Aujourd'hui, nous sommes tous quelqu'un de nouveau !

Beaucoup de mots vont être dépensés pour parler de ces quatre derniers jours. Beaucoup de choses seront écrites et de nombreuses et grandioses analyses politiques sont sûrement en cours.

Mais que s’est-il réellement passé durant ces quatre jours ?

La résistance pour la défense du parc Gezi a mis en fonctionnement la capacité collective que nous, les personnes ordinaires, avons de nous auto-organiser et de nous entraider, et d’agir. Il suffisait juste d’une étincelle…
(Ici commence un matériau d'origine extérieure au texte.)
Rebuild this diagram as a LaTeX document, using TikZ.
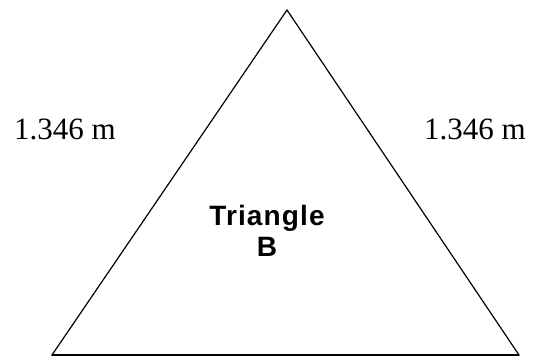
\documentclass[tikz,border=0pt]{standalone}
\usepackage{fontspec}
\setmainfont{Liberation Serif}
\newfontfamily\boldsans[LetterSpace=4]{Liberation Sans}
\tikzset{
  edge/.style={draw=black, line width=1.2pt, line join=miter},
  lenlabel/.style={font=\fontsize{31}{34}\selectfont, inner sep=0pt},
  namelabel/.style={font=\boldsans\bfseries\fontsize{28}{31}\selectfont, align=center, inner sep=0pt}
}
\begin{document}
\begin{tikzpicture}[x=1pt,y=-1pt]
\useasboundingbox (0,0) rectangle (538,358);
\fill[white] (0,0) rectangle (538,358);
\coordinate (apex) at (287,10);
\coordinate (bl) at (52,355);
\coordinate (br) at (519,355);
\draw[edge] (apex) -- (bl) -- (br) -- cycle;
\draw[black, line width=1.7pt] (bl) -- (br);
\node[lenlabel] (lleft) at (65,129) {1.346 m};
\node[lenlabel] (lright) at (475,129) {1.346 m};
\node[namelabel] (name) at (267,231) {Triangle\\B};
\end{tikzpicture}
\end{document}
Nous avons vu le corps même de la résistance quand il marchait vers nous sur le pont du Bosphore, nous l’avons vu résister sans peur aux canons à eau le long de la rue Istiklal ; nous avons reconnu ses membres dans chacun de ceux qui, eux-mêmes s’asphyxiaient sous le choc des gaz lacrymogènes et continuaient à se battre pour venir en aide aux uns et aux autres ; nous l’avons vu lorsque les commerçants nous ont offert de la nourriture, lorsque les habitants ont ouvert leurs portes aux blessés, nous l’avons vu avec les médecins volontaires, nous l’avons vu lorsque les grand-mères se sont mises à leurs fenêtres et ont cogné sur leurs casseroles toute la nuit en signe de résistance.

La police a mené une véritable guerre offensive contre nous ; les policiers ont épuisé leurs stocks de gaz lacrymogènes, ils nous ont pris au piège dans le métro, ont brulé nos tentes dans la nuit et nous ont tiré dessus avec des balles en caoutchouc – mais ils n’ont pas réussi à briser ce corps.

Parce que le corps de la résistance, une fois en marche, ne pouvait plus s’arrêter.

Et maintenant tous ces moments vécus font partie de la mémoire collective qui circule dans les veines de ce corps afin que nous puissions toujours nous souvenir d’une chose simple : nous pouvons choisir notre propre destin à travers notre propre action collective.

Nous pouvons récupérer nos vies et où nous voulons les vivre

Ce qui a commencé au parc Gezi a nourri notre force et notre courage avec sa ténacité, sa créativité, sa détermination et sa confiance mutuelle. En un clin d’œil la résistance s’est épanouie du parc Gezi à la place Taksim, de la place Taksim à Istanbul puis d’Istanbul au reste du pays. La lutte pour le parc Gezi est devenue le moyen d’exprimer toute notre rage contre tout ce qui nous empêche de décider de notre propre façon de vivre la ville.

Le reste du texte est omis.